Código de Defesa do Consumidor
A Lei da Copa concede à Fifa e aos seus parceiros megacoorporativos exclusividade na divulgação, propaganda, venda e distribuição de produtos, serviços e marcas relacionadas ao evento esportivo. As regras relativas aos ingressos, por exemplo, seriam determinadas pela entidade, e não pelo Código de Defesa do Consumidor.
Meia entrada
A Fifa reservou 300 mil ingressos para os assentos da chamada categoria 4 (os piores lugares dos estádios) para brasileiros, nos quais pessoas de baixa renda, indígenas e estudantes terão direito à meia entrada. Apenas idosos terão seu direito à meia-entrada integralmente garantido para qualquer categoria. Os estudantes só poderão pagar meia na categoria 4, segundo informações do Comitê Popular da Copa e das Olimpíadas do Rio de Janeiro.
Comércio local e ambulantes
É proibido comercializar qualquer produto que faça menção à Copa de 2014 dentro das chamadas Áreas de Restrição Comercial, isto é, nos estádios, em seus entornos e vias de acesso. Nessas áreas, somente a Fifa pode operar. Além de constituir monopólio, a medida restringe a liberdade de escolha, direito garantido pelo Código de Defesa do Consumidor.
Livre expressão popular
A utilização de qualquer nome ou símbolo que faça menção à competição só poderá ocorrer mediante autorização da Fifa. Vale lembrar que isso coloca em questão, inclusive, a tradição de colorir e adornar ruas em épocas de Copa do Mundo.
Tribunais especiais
A“utilização indevida de símbolos oficiais” será crime punido com detenção e multa. “A punição é mais severa do que seria na nossa legislação vigente. No entanto, a garantia de monopólio da Fifa, que esvazia o potencial do comércio local, está legitimada”, afirma Erick Omena.
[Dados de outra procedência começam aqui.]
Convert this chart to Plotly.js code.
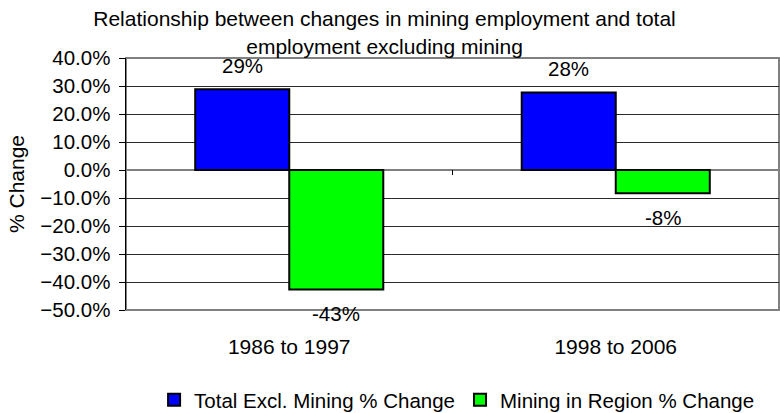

Direitos de imagem, som e radiodifusão
A Fifa é titular exclusiva de todos os direitos de imagem, som e radiodifusão. A entidade pode limitar a presença da imprensa, como fez durante o sorteio das eliminatórias, em julho de 2011.
Responsabilidade da União
A União responderá amplamente por “todo e qualquer dano resultante ou que tenha surgido em função de qualquer incidente ou acidente de segurança relacionado aos eventos”. A obrigação de indenizar a Fifa com verbas públicas é legitimada de forma genérica, já que quase tudo se enquadraria nessa formulação.
Isenção de impostos
A lei 12.350, conversão de uma medida provisória, isenta a Fifa e seus parceiros de impostos como Imposto sobre Produtos Industrializados (IPI), Imposto sobre Operações Financeiras (IOF), Imposto de Renda e até mesmo contribuições sociais. “Essa lei vai contra todo o discurso político de benefícios trazidos por megaeventos”, declara Omena.
Regime Diferenciado de Contratações
O já aprovado Regime Diferenciado de Contratações, ou RDC, torna as regras de licitações ligadas à Copa menos rigorosas, sobretudo quanto à obediência ao princípio da publicidade de dados públicos. “Pelo RDC, é possível atribuir a uma mesma empresa a responsabilidade por todo o processo de planejamento e execução, isto é, a própria empresa contratada pode determinar os parâmetros a serem seguidos por ela mesma ao longo da implantação do empreendimento, através da chamada contratação integrada”, afirma Omena.
Megaendividamento
A Lei 12.348, conversão de uma medida provisória, altera o limite de endividamento dos municípios para a Copa. “Os mesmos municípios não podem comprometer o seu Orçamento além do limite com questões urgentes, como saneamento básico”, diz Omena.
Remoções compulsórias
A previsão é que 150 mil famílias das doze cidades sedes da Copa sejam removidas até 2014, segundo levantamento do Comitê Popular da Copa. No Morro da Providência, Centro do Rio, as remoções já começaram. Engenheiros voluntários do Conselho Regional de Engenharia, Arquitetura e Agronomia (Crea-RJ) contabilizam que ao menos 832 famílias da Providência devem ser desalojadas para a construção do Porto Maravilha. “Não está havendo debate com a sociedade, principalmente com os grupos mais afetados, dos pequenos comerciantes, ambulantes e moradores de comunidades”, afirma Erick Omena. “Onde estão os ganhos da população?”.
Imóveis mais caros
Um levantamento feito pelo Sindicato da Habitação do Rio de Janeiro (Secovi Rio) mostrou que os valores de imóveis na cidade aumentaram 700% nos últimos dez anos. Desde 2008, os preços crescem acima da inflação. Para o Comitê Popular da Copa, a especulação imobiliária somada às remoções de moradias populares “aprofundam o apartheid social pela vertente da habitação”.
Transporte
A mobilidade urbana também foi analisada pelo Comitê, conforme publicado no Dossiê de Megaeventos e Violações de Direitos Humanos, lançado em abril. A passagem de ônibus teve reajuste de 10% em 2012, enquanto a das barcas que ligam o Rio a Niterói aumentou mais de 60%. O metrô carioca, a R$ 3,20, é o mais caro do país, e as obras de integração estão sendo realizadas sem transparência, segundo o Comitê.